Task description: Go through the material below, count the lines with the word "this", and reply with the count alone.

[Code that draws figures]
# # # # #

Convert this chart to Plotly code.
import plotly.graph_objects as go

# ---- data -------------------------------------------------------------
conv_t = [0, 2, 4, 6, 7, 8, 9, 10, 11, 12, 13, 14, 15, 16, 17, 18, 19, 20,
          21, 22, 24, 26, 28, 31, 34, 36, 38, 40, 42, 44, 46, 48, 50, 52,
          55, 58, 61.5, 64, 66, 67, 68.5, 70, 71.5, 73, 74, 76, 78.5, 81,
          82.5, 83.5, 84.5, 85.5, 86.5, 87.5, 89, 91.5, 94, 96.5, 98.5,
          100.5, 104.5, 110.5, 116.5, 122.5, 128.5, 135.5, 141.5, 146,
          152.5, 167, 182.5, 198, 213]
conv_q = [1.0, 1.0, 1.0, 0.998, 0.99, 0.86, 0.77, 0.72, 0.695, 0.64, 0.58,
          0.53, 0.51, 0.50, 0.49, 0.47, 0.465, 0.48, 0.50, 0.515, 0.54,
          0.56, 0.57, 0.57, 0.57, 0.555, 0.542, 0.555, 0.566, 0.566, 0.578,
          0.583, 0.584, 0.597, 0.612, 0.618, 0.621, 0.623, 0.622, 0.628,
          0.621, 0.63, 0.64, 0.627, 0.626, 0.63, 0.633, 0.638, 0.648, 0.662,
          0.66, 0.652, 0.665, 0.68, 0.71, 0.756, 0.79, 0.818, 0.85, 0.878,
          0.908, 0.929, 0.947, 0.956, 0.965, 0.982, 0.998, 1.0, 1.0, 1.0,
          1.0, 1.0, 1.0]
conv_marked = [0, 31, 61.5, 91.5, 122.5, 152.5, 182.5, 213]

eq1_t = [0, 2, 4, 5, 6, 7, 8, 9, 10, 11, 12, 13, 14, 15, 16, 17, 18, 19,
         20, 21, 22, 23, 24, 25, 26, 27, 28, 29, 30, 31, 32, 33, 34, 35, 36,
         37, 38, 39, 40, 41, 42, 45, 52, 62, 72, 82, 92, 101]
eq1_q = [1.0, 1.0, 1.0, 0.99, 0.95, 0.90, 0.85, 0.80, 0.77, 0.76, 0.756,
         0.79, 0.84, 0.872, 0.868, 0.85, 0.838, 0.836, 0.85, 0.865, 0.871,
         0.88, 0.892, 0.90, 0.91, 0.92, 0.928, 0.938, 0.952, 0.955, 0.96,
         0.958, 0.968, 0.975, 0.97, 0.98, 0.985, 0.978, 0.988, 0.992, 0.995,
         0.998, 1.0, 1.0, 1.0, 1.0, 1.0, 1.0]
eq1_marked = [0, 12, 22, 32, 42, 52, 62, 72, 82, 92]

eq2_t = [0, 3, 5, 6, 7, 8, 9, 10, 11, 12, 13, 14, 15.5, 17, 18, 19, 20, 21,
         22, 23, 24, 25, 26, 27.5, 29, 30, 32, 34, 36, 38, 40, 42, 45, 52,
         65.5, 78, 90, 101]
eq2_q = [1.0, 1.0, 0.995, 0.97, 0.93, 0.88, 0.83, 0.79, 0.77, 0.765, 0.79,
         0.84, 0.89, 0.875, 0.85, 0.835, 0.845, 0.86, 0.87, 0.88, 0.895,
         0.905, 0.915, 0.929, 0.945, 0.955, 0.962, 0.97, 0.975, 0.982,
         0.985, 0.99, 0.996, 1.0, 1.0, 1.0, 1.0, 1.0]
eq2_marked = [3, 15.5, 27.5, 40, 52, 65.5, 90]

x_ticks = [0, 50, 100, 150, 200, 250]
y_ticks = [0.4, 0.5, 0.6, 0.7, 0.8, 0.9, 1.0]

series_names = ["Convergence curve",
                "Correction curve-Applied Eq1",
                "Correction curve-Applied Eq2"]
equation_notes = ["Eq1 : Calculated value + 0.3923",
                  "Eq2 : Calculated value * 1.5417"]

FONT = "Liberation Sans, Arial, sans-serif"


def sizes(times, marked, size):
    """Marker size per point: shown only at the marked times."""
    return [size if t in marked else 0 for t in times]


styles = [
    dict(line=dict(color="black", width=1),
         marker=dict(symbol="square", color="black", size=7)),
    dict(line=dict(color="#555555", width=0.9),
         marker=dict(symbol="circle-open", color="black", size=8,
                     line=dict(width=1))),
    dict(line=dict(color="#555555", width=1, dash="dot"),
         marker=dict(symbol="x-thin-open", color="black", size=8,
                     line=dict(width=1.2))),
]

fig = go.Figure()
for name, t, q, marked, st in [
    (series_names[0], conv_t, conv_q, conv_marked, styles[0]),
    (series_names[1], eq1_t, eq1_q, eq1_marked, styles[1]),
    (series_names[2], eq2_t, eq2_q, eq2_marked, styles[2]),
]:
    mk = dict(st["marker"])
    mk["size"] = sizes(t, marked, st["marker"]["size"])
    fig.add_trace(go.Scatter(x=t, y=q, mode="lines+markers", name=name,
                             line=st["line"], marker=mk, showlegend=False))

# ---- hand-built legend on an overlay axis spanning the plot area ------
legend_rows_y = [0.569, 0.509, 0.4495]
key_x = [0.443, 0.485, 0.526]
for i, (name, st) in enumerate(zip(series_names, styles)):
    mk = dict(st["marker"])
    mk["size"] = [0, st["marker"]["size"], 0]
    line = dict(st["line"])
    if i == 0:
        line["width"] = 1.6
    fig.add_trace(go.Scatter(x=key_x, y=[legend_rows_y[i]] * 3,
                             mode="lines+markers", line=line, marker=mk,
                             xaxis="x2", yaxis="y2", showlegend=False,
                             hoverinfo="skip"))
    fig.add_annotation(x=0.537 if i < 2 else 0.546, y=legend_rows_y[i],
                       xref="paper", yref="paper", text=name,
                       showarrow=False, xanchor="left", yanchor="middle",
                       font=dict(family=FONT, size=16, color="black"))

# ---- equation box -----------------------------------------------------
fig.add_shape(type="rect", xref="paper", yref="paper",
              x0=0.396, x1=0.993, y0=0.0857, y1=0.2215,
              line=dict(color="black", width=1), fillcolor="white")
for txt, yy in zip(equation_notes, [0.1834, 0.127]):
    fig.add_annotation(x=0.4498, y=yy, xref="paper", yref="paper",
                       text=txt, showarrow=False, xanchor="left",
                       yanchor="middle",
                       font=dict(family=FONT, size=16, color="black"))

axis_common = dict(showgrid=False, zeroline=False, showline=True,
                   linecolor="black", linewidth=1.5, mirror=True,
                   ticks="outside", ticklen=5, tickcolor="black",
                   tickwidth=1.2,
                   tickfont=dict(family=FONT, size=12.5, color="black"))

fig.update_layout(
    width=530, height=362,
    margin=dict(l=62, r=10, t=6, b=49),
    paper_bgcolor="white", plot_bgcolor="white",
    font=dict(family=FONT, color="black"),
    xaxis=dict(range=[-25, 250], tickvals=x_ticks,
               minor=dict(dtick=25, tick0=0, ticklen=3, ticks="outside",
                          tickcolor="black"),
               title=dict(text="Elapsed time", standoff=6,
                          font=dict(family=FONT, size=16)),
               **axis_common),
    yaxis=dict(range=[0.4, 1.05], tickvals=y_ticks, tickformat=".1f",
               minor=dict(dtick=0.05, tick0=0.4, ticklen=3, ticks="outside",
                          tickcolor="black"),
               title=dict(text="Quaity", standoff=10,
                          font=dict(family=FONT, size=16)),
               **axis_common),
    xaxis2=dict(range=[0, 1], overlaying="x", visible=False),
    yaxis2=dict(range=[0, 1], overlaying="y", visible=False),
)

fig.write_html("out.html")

# # # # #

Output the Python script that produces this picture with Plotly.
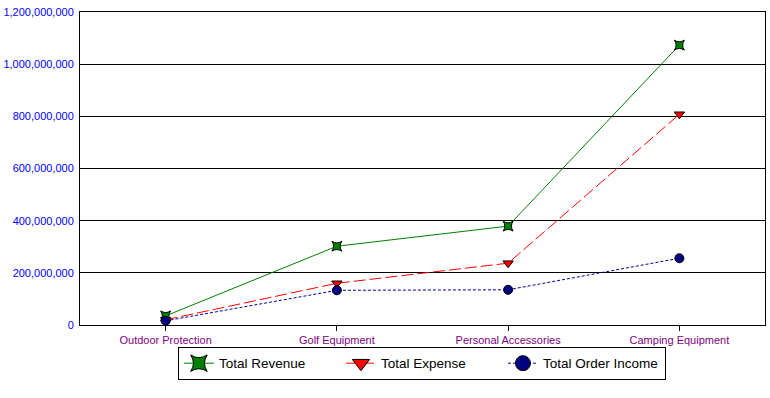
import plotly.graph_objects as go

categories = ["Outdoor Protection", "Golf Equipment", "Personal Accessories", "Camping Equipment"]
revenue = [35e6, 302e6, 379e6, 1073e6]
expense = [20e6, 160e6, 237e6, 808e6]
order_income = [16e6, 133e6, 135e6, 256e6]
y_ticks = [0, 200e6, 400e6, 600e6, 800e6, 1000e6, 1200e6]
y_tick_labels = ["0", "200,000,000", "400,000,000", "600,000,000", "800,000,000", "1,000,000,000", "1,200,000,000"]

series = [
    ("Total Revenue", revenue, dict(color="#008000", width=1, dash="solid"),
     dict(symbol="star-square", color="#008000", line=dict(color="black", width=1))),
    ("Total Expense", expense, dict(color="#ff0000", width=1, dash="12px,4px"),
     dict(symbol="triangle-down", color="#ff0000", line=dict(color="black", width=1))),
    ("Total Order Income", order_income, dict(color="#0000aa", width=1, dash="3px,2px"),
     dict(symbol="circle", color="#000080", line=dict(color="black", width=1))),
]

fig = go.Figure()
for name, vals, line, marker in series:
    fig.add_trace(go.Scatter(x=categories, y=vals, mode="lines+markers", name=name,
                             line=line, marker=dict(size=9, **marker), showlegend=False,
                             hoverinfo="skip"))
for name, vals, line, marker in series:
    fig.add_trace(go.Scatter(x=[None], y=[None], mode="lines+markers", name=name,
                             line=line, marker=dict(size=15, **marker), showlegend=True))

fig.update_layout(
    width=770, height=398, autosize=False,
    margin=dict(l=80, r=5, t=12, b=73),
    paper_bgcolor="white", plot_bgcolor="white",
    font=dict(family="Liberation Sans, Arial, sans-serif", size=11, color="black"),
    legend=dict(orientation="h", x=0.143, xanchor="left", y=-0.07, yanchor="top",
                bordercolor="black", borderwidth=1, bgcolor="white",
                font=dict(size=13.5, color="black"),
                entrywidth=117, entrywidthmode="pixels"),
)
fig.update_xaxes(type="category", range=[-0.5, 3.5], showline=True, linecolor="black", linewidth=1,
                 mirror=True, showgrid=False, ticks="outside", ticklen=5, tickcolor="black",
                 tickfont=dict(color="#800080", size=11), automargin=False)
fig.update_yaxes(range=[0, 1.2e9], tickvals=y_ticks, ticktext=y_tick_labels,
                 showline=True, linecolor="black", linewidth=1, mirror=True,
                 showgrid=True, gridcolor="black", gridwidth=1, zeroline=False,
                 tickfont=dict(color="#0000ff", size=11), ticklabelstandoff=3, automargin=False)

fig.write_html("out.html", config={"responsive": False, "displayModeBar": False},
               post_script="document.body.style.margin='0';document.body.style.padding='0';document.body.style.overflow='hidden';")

# # # # #

Response below: 2